The same moon that stalks me is the same moon that shines down on him where he is getting treated for his lymphoma in a hospital room.  The same moon that shines on you where ever you are right now.

Be cognizant of this.   People matter.  They all have their stories; their journeys.  Perhaps if we weren't so quick to judge, the world would be better.  After all, the moon is equally obsessed with each and every one of us.


Monday, August 5, 2013

Directions

For a variety of reasons that I still do not understand fully myself, my position at work has suddenly changed and I don't do exclusively emergencies anymore.  This is good and bad.  Good because I don't work solely with the acutely suicidal and/or homicidal and/or psychotic anymore.

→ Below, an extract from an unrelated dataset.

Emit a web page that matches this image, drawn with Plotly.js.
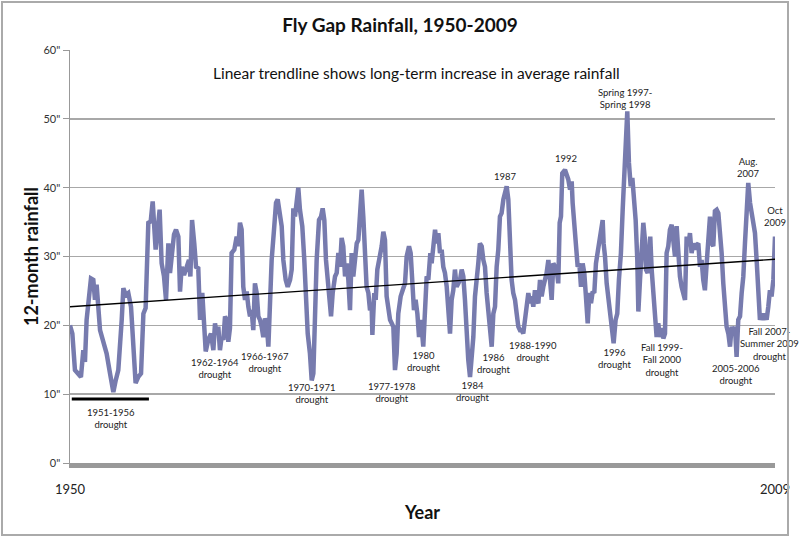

Bad because it involves me twice a week travelling to a different office.  This adds an additional half an hour to my commute, one way.

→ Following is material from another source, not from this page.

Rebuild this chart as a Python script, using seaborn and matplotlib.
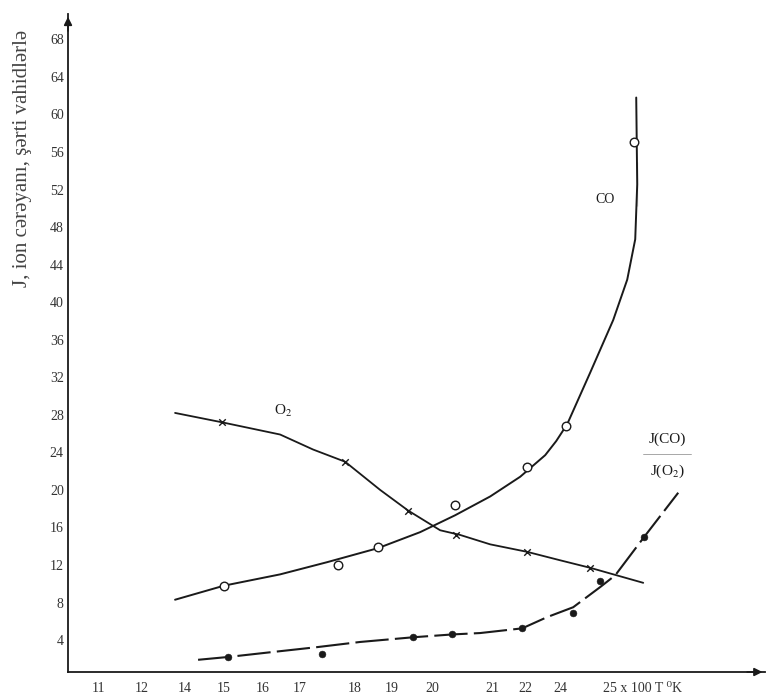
import seaborn as sns
import matplotlib.pyplot as plt

# x is the drawn position along the hand-made temperature axis (its scale is uneven)
x_tick_pos = [98, 142, 185, 224, 263, 300, 355, 392, 432, 492, 525, 560, 642]
x_tick_labels = ["11", "12", "14", "15", "16", "17", "18", "19", "20", "21", "22", "24",
                 "25 x 100 T \u2070K"]
y_ticks = list(range(4, 69, 4))

# CO ion current
co_line_x = [175, 224, 280, 327, 378, 420, 455, 490, 520, 545, 556, 567, 590, 613, 627, 635, 637, 637, 636]
co_line_y = [8.3, 9.8, 11.0, 12.3, 13.8, 15.5, 17.3, 19.3, 21.4, 23.7, 25.2, 27.0, 32.5, 38.1, 42.4, 46.7, 50.2, 54.9, 61.8]
co_pts_x = [224, 338, 378, 455, 527, 566, 634]
co_pts_y = [9.8, 12.0, 13.9, 18.4, 22.4, 26.8, 57.1]

# O2 ion current
o2_line_x = [175, 222, 280, 313, 345, 380, 408, 440, 460, 490, 527, 560, 590, 643]
o2_line_y = [28.2, 27.2, 25.9, 24.3, 23.0, 20.0, 17.8, 15.7, 15.2, 14.2, 13.4, 12.5, 11.7, 10.1]
o2_pts_x = [222, 345, 408, 456, 527, 590]
o2_pts_y = [27.2, 23.0, 17.8, 15.2, 13.4, 11.7]

# ratio J(CO)/J(O2)
ratio_line_x = [198, 228, 270, 317, 360, 413, 452, 480, 522, 547, 573, 600, 615, 644, 678]
ratio_line_y = [1.9, 2.2, 2.7, 3.25, 3.8, 4.3, 4.6, 4.75, 5.25, 6.45, 7.5, 9.65, 10.9, 15.0, 19.7]
ratio_pts_x = [228, 322, 413, 452, 522, 573, 600, 644]
ratio_pts_y = [2.2, 2.5, 4.3, 4.6, 5.25, 6.9, 10.3, 15.0]

sns.set_style("white")
plt.rcParams["font.family"] = ["Liberation Serif", "DejaVu Serif"]
plt.rcParams["mathtext.fontset"] = "stix"

ink = "#1a1a1a"
fig = plt.figure(figsize=(7.73, 7.0), dpi=100)
ax = fig.add_axes([0.088, 0.04, 0.902, 0.94])

sns.lineplot(x=co_line_x, y=co_line_y, sort=False, color=ink, lw=1.4, ax=ax)
sns.lineplot(x=o2_line_x, y=o2_line_y, sort=False, color=ink, lw=1.3, ax=ax)
sns.lineplot(x=ratio_line_x, y=ratio_line_y, sort=False, color=ink, lw=1.5, ax=ax)
ax.lines[-1].set_dashes((16, 3))

sns.scatterplot(x=co_pts_x, y=co_pts_y, marker="o", s=38, facecolor="white",
                edgecolor=ink, linewidth=1.0, zorder=3, ax=ax)
sns.scatterplot(x=o2_pts_x, y=o2_pts_y, marker="x", s=22, color=ink, linewidth=1.0,
                zorder=3, ax=ax)
sns.scatterplot(x=ratio_pts_x, y=ratio_pts_y, marker="o", s=24, color=ink,
                edgecolor=ink, zorder=3, ax=ax)

ax.set_xlim(68, 765)
ax.set_ylim(0.6, 70.7)
ax.set_xticks(x_tick_pos)
ax.set_xticklabels(x_tick_labels)
ax.set_yticks(y_ticks)
ax.tick_params(axis="both", length=0, labelsize=10, colors="#333333")
ax.tick_params(axis="x", pad=7)
ax.tick_params(axis="y", pad=3)
ax.set_ylabel("J, ion cərəyanı, şərti vahidlərlə", fontsize=15, color="#444444")
ax.yaxis.set_label_coords(-0.052, 0.78)

sns.despine(ax=ax)
for side in ["left", "bottom"]:
    ax.spines[side].set_linewidth(1.3)
    ax.spines[side].set_color(ink)

# axis arrows
ax.annotate("", xy=(1.0, 0), xytext=(0.97, 0), xycoords="axes fraction",
            arrowprops=dict(arrowstyle="-|>", color=ink, lw=1.2, mutation_scale=12))
ax.annotate("", xy=(0, 1.0), xytext=(0, 0.97), xycoords="axes fraction",
            arrowprops=dict(arrowstyle="-|>", color=ink, lw=1.2, mutation_scale=12))

ax.text(605, 50.9, "CO", fontsize=10, color=ink, ha="center", va="center")
ax.text(283, 28.4, "O$_2$", fontsize=11, color=ink, ha="center", va="center")
ax.text(667, 25.4, "J(CO)", fontsize=11, color=ink, ha="center", va="center")
ax.plot([643, 691], [23.8, 23.8], color="#999999", lw=0.6)
ax.text(667, 22.0, "J(O$_2$)", fontsize=11, color=ink, ha="center", va="center")

fig.savefig("out.png", dpi=100)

Those of you who know me in real life know that according to my sleep habits and patterns, I am an adolescent at heart.  If I could stay up until 2 or 3 AM and sleep till noon-ish, I would be super content.  I am not a morning person, to the point where Elizabeth used to tentatively approach me when she would younger and ask, "Mommy, have you had your coffee yet?"  I told Charles the first night I spent the night that I was not a morning person.  He just laughed the way he did the time I told him about my aversion to laundry.  The next morning he got out of bed to let his dog out, and I bit his head off:  "Why are you getting up?"  "To let the dog out."  "Oh...zzzzzz".

I mention the above because part of the reason I left my previous employer was due to the commute.  And also because it explains what I am about to reveal next.  It at least gives some kind of rationale for my actions.

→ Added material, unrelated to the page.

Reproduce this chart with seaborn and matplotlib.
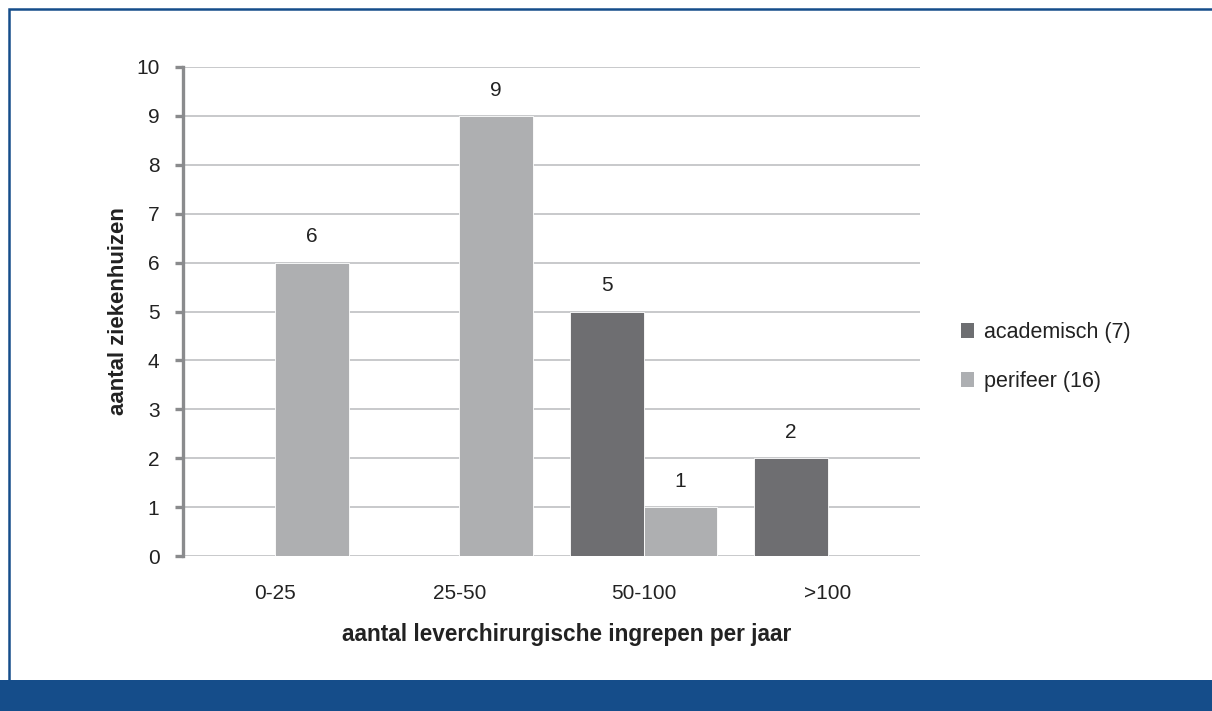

I decided today to attempt to find a different way to this particular office.  I have to go through two small speed-traps towns and I was thinking that if I could find a back road to avoid this it might be quicker.

Now.  Let's just talk for a minute about what real-world talents I have.  I can open a screw top beer on a picnic table or counter edge.  I can tie shoes so they are less likely to come untied.   I can soften brown sugar once it has gone hard.

I cannot find my way out of a paper bag.  I have the navigational capabilities of a deaf drunk bat.  People like me are why GPS were invented.  To me, directions are similar to making gravy (another real world talent I lack.)  Why bother when I can open a can or make my older sister do it?  It is not like I do this that often.  Same with directions.  Why bother when I seldom go anyplace new and I can have a little nifty machine tell me in a pleasant female voice exactly what to do and when.

I have been to the city that this office is located in exactly four times.  Three were to the exact same place (my children's pediatrician's other office.).  I am not exactly familiar, is what I am trying to establish here.   Even typing this out, I am questioning what kind of logic made me think that it would be a good idea to try to find this alternative route with nothing but my iphone to lead me.  And since I still have not figured out the whole map app on my phone, it may as well have been paper directions.

I am that person who would drive around with the mapquest directions and accidentally hit the hobo on the side of the road as well as your dog too, all because I am trying to read and drive at the same time. I tend to multitask (five open...) and when you are going 55 MPH, eating yogurt is one thing but trying to read directions is another.  Figure in the GPS.  I am saving the hobo, and your little dog too. 

Saving hobos and dogs.  It's what your GPS can do for you.  Why am I not in advertising?